■ Die polizeilichen Todesschüsse in Frankreich
: Schlechte Erinnerungen

Unter dem Stichwort „Hoffnung“ im Dictionnaire de la réforme des neuen französischen Premierministers Eduard Balladur heißt es: „Siehe Hoffnung, Bildung, Träume“. Ein junger Zairer, der regulär in Frankreich bei seinen Eltern lebte, träumt seit Dienstag abend nicht mehr. Als vermutlicher Dieb verdiene er es zweifellos, daß ihm die Gesellschaft einen Schrecken einjagt, um ihn davon abzuhalten, so weiterzumachen: Mit dieser Entschuldigungsfloskel hielt es ein routinierter Polizeiinspektor für angebracht, ihm seine Knarre unter die Augen zu halten. Eine Kugel in den Kopf, ohne auch nur ein Alibi von Eile oder Gefahr, während einer friedlichen U-Haft.

Sicher werden Balladur wie auch sein Innenminister Charles Pasqua die ersten sein, die über diesen „Zwischenfall“, wie der Beamteneuphemismus lautet, bestürzt sind. Er weckt schlechte Erinnerungen. 1986, als er zum erstenmal im Innenministerium am Beauveau-Platz weilte, wählte Pasqua einen Regierungsstil verbaler Attacken. So wurde gesagt, Polizisten würden „gedeckt“ und Terroristen „terrorisiert“. Das Ergebnis war eine Reihe von Übergriffen. Die nationale Polizei, die endlich den Weg einer Reprofessionalisierung einschreiten wollte, geriet so ins Zentrum einer politischen Debatte, die durch den Tod des Studenten Malik Oussekine bei den Studentendemonstrationen von 1986 noch verschärft wurde.
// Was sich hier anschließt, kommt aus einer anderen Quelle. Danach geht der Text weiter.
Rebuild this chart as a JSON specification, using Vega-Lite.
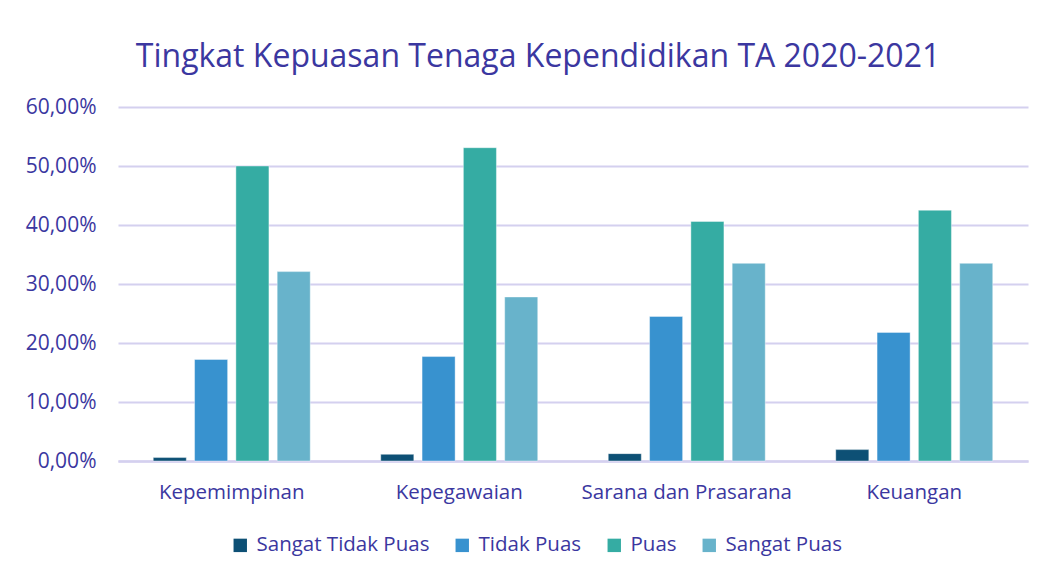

Dieses Abgleiten war kein unwesentlicher Faktor für die Niederlage Chiracs bei den Präsidentschaftswahlen 1988: Der verbale Exzeß wurde übersetzt in ein moralisches Defizit. In den Augen der Jugend sah sich die Rechte behindert durch ein undifferenziert brutales, repressives Image. Balladur weiß das sehr gut und präsentiert sich seither immer als Reformer und als Fortschrittsgläubiger. Auch Pasqua, der mit Simone Veil das unerwartetste Tandem an der Spitze der Regierungshierarchie bildet, hat gleich am 31. März erklärt: „Ich bin kein Spezialist für Knüppel. Ich weiß, daß andere Maßnahmen nötig sind.“ Er fügte hinzu: „Man muß luzide und hart arbeiten. Ohne die Beteiligung der Einwohner läßt sich nichts erreichen. Manchmal braucht man das Wort, denn das Wort ist eine Waffe, aber jetzt braucht man auch Mittel und Entscheidungen.“

Die förmliche Selbstkritik der Periode 1986–88 war willkommen. Ein Ausrutscher reicht sicher nicht, um sie zu dementieren. Aber was die Polizei jetzt treibt, ist ein ernstzunehmendes Warnsignal. Der Schuß, der den jungen Zairer tötete, fiel in einem Pariser Bezirk, wo Pasqua zur Verdeutlichung des politischen Wechsels eine Häufung der Identitätskontrollen von Ausländern angeregt hatte. Einer der Refrains des neuen Regierungsdiskurses ist die notwendige „Remotivierung“ der Polizei. „Die Polizeikräfte brauchen einen klaren politischen Willen“, hatte Jacques Chirac am 22. Februar erklärt. „Sie brauchen das Gefühl, daß man sie führt, daß man sie unterstützt, daß man sie schätzt.“ Für die polizeiliche Erinnerung ist ein solcher Diskurs immer ein Zeichen. Die Polizei ist eine fragile Institution, die eine harte Führung sicher braucht, aber diese muß sich in legitimer Autorität zeigen und nicht in Komplizenschaft. Wenn die Regierung an ihrem Reformdiskurs festhalten will, muß sie demagogischen Verlockungen beim Thema Innere Sicherheit widerstehen. Edwy Plenel

Kommentar aus „Le Monde“, 8.4.1993. Übersetzung: D.J.